---- Task inputs

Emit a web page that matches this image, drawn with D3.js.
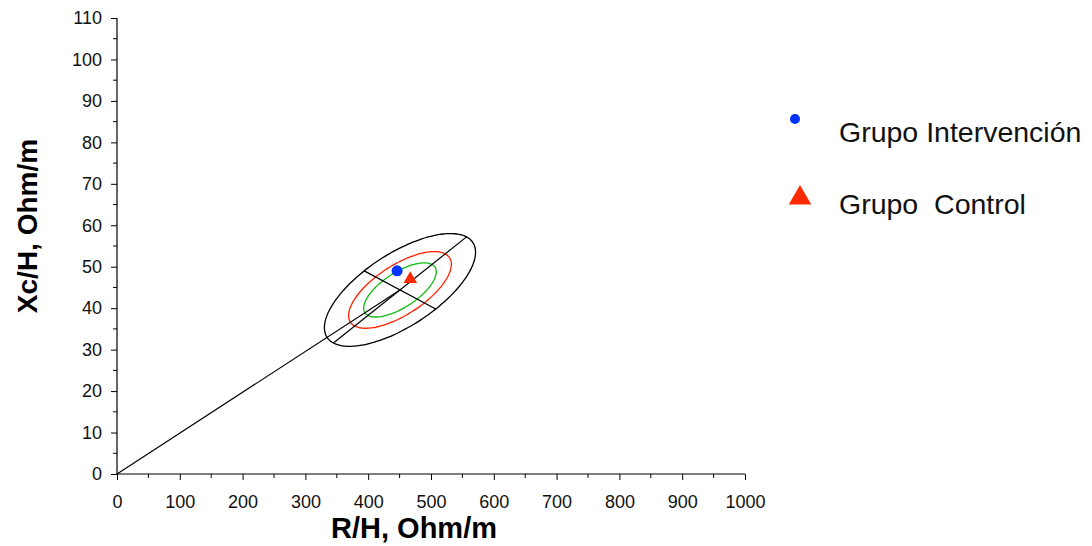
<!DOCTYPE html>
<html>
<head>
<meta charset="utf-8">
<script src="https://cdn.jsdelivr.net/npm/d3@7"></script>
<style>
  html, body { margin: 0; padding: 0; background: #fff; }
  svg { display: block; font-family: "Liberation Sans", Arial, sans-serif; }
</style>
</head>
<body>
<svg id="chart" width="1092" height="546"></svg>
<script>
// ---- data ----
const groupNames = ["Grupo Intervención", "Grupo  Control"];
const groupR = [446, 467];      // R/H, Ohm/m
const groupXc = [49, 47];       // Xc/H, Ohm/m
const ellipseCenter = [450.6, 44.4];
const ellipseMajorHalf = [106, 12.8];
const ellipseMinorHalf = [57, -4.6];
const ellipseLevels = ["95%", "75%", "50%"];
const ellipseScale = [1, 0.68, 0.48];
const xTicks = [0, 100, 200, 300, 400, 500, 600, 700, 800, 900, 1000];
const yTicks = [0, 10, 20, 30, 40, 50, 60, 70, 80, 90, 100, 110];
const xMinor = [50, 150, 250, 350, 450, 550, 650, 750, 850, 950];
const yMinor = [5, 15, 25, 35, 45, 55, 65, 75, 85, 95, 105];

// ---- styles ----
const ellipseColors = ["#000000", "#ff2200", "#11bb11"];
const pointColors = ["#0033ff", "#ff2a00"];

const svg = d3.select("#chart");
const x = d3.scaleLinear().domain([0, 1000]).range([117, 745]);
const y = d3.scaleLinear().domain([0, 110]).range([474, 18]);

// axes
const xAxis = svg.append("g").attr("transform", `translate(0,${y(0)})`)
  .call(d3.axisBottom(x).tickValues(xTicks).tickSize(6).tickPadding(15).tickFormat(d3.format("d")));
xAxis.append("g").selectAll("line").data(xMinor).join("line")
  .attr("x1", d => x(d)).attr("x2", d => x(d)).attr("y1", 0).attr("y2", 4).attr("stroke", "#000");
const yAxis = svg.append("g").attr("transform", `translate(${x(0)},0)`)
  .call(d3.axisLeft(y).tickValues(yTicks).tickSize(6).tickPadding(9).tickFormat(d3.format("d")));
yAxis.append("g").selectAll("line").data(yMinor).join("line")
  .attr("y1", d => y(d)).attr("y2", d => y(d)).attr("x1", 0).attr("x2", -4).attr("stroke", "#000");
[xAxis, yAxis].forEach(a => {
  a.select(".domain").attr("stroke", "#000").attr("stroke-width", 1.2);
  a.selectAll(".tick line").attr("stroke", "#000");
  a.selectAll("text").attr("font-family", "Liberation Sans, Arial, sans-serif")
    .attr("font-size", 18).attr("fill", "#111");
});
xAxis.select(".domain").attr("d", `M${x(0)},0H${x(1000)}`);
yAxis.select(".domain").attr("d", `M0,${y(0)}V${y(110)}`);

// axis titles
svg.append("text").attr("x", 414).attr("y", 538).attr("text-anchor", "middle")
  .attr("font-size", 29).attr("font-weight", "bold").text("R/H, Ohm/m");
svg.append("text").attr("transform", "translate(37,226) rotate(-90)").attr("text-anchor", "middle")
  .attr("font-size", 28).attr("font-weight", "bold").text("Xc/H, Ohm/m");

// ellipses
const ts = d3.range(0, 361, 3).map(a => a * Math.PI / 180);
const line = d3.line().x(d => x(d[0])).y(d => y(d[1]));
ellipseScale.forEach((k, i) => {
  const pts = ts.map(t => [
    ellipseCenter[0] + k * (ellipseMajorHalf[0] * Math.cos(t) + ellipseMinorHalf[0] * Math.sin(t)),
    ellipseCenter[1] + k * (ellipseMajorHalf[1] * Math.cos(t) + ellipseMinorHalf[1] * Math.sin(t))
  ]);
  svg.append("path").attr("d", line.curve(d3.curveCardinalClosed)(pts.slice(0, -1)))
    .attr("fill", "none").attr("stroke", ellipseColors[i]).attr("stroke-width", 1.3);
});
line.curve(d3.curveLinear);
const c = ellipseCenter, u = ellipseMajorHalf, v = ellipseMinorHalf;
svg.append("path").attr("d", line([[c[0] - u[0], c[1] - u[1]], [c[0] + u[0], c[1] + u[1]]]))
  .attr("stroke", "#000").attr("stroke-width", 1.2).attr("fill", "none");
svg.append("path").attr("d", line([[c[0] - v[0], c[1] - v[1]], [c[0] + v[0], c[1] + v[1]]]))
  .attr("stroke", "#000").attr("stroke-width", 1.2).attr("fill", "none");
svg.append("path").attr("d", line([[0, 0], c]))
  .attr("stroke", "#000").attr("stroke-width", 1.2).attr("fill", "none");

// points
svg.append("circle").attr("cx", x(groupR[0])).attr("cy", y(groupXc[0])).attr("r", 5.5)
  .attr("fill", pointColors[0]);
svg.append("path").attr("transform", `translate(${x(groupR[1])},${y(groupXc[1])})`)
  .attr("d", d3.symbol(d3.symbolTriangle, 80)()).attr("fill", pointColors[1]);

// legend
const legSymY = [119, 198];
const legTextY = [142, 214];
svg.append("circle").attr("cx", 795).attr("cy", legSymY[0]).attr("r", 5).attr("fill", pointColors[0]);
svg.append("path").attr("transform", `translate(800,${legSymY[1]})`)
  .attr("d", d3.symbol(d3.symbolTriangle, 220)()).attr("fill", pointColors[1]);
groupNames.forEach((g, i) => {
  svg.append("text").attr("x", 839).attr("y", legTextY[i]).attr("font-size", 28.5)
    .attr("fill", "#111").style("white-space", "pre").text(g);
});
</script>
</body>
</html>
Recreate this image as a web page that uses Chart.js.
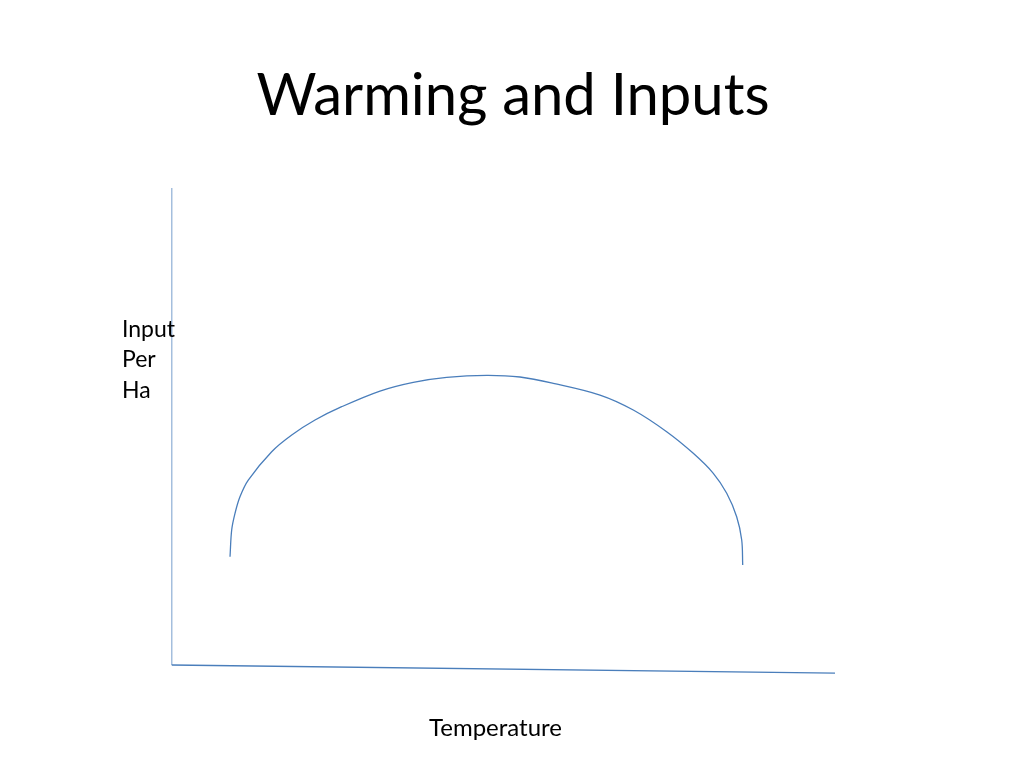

--------

[Exercise objective] Reproduce every record word for word. The copy must contain no pictures.

[Exercise answer]
Emit a web page that matches this image, drawn with D3.js.
<!DOCTYPE html>
<html>
<head>
<meta charset="utf-8">
<script src="https://cdn.jsdelivr.net/npm/d3@7"></script>
<style>
  html, body { margin: 0; padding: 0; background: #fff; }
  svg { display: block; font-family: "Liberation Sans", Arial, sans-serif; }
</style>
</head>
<body>
<svg id="chart" width="1092" height="546"></svg>
<script>
// ---- data ----
const groupNames = ["Grupo Intervención", "Grupo  Control"];
const groupR = [446, 467];      // R/H, Ohm/m
const groupXc = [49, 47];       // Xc/H, Ohm/m
const ellipseCenter = [450.6, 44.4];
const ellipseMajorHalf = [106, 12.8];
const ellipseMinorHalf = [57, -4.6];
const ellipseLevels = ["95%", "75%", "50%"];
const ellipseScale = [1, 0.68, 0.48];
const xTicks = [0, 100, 200, 300, 400, 500, 600, 700, 800, 900, 1000];
const yTicks = [0, 10, 20, 30, 40, 50, 60, 70, 80, 90, 100, 110];
const xMinor = [50, 150, 250, 350, 450, 550, 650, 750, 850, 950];
const yMinor = [5, 15, 25, 35, 45, 55, 65, 75, 85, 95, 105];

// ---- styles ----
const ellipseColors = ["#000000", "#ff2200", "#11bb11"];
const pointColors = ["#0033ff", "#ff2a00"];

const svg = d3.select("#chart");
const x = d3.scaleLinear().domain([0, 1000]).range([117, 745]);
const y = d3.scaleLinear().domain([0, 110]).range([474, 18]);

// axes
const xAxis = svg.append("g").attr("transform", `translate(0,${y(0)})`)
  .call(d3.axisBottom(x).tickValues(xTicks).tickSize(6).tickPadding(15).tickFormat(d3.format("d")));
xAxis.append("g").selectAll("line").data(xMinor).join("line")
  .attr("x1", d => x(d)).attr("x2", d => x(d)).attr("y1", 0).attr("y2", 4).attr("stroke", "#000");
const yAxis = svg.append("g").attr("transform", `translate(${x(0)},0)`)
  .call(d3.axisLeft(y).tickValues(yTicks).tickSize(6).tickPadding(9).tickFormat(d3.format("d")));
yAxis.append("g").selectAll("line").data(yMinor).join("line")
  .attr("y1", d => y(d)).attr("y2", d => y(d)).attr("x1", 0).attr("x2", -4).attr("stroke", "#000");
[xAxis, yAxis].forEach(a => {
  a.select(".domain").attr("stroke", "#000").attr("stroke-width", 1.2);
  a.selectAll(".tick line").attr("stroke", "#000");
  a.selectAll("text").attr("font-family", "Liberation Sans, Arial, sans-serif")
    .attr("font-size", 18).attr("fill", "#111");
});
xAxis.select(".domain").attr("d", `M${x(0)},0H${x(1000)}`);
yAxis.select(".domain").attr("d", `M0,${y(0)}V${y(110)}`);

// axis titles
svg.append("text").attr("x", 414).attr("y", 538).attr("text-anchor", "middle")
  .attr("font-size", 29).attr("font-weight", "bold").text("R/H, Ohm/m");
svg.append("text").attr("transform", "translate(37,226) rotate(-90)").attr("text-anchor", "middle")
  .attr("font-size", 28).attr("font-weight", "bold").text("Xc/H, Ohm/m");

// ellipses
const ts = d3.range(0, 361, 3).map(a => a * Math.PI / 180);
const line = d3.line().x(d => x(d[0])).y(d => y(d[1]));
ellipseScale.forEach((k, i) => {
  const pts = ts.map(t => [
    ellipseCenter[0] + k * (ellipseMajorHalf[0] * Math.cos(t) + ellipseMinorHalf[0] * Math.sin(t)),
    ellipseCenter[1] + k * (ellipseMajorHalf[1] * Math.cos(t) + ellipseMinorHalf[1] * Math.sin(t))
  ]);
  svg.append("path").attr("d", line.curve(d3.curveCardinalClosed)(pts.slice(0, -1)))
    .attr("fill", "none").attr("stroke", ellipseColors[i]).attr("stroke-width", 1.3);
});
line.curve(d3.curveLinear);
const c = ellipseCenter, u = ellipseMajorHalf, v = ellipseMinorHalf;
svg.append("path").attr("d", line([[c[0] - u[0], c[1] - u[1]], [c[0] + u[0], c[1] + u[1]]]))
  .attr("stroke", "#000").attr("stroke-width", 1.2).attr("fill", "none");
svg.append("path").attr("d", line([[c[0] - v[0], c[1] - v[1]], [c[0] + v[0], c[1] + v[1]]]))
  .attr("stroke", "#000").attr("stroke-width", 1.2).attr("fill", "none");
svg.append("path").attr("d", line([[0, 0], c]))
  .attr("stroke", "#000").attr("stroke-width", 1.2).attr("fill", "none");

// points
svg.append("circle").attr("cx", x(groupR[0])).attr("cy", y(groupXc[0])).attr("r", 5.5)
  .attr("fill", pointColors[0]);
svg.append("path").attr("transform", `translate(${x(groupR[1])},${y(groupXc[1])})`)
  .attr("d", d3.symbol(d3.symbolTriangle, 80)()).attr("fill", pointColors[1]);

// legend
const legSymY = [119, 198];
const legTextY = [142, 214];
svg.append("circle").attr("cx", 795).attr("cy", legSymY[0]).attr("r", 5).attr("fill", pointColors[0]);
svg.append("path").attr("transform", `translate(800,${legSymY[1]})`)
  .attr("d", d3.symbol(d3.symbolTriangle, 220)()).attr("fill", pointColors[1]);
groupNames.forEach((g, i) => {
  svg.append("text").attr("x", 839).attr("y", legTextY[i]).attr("font-size", 28.5)
    .attr("fill", "#111").style("white-space", "pre").text(g);
});
</script>
</body>
</html>
Recreate this image as a web page that uses Chart.js.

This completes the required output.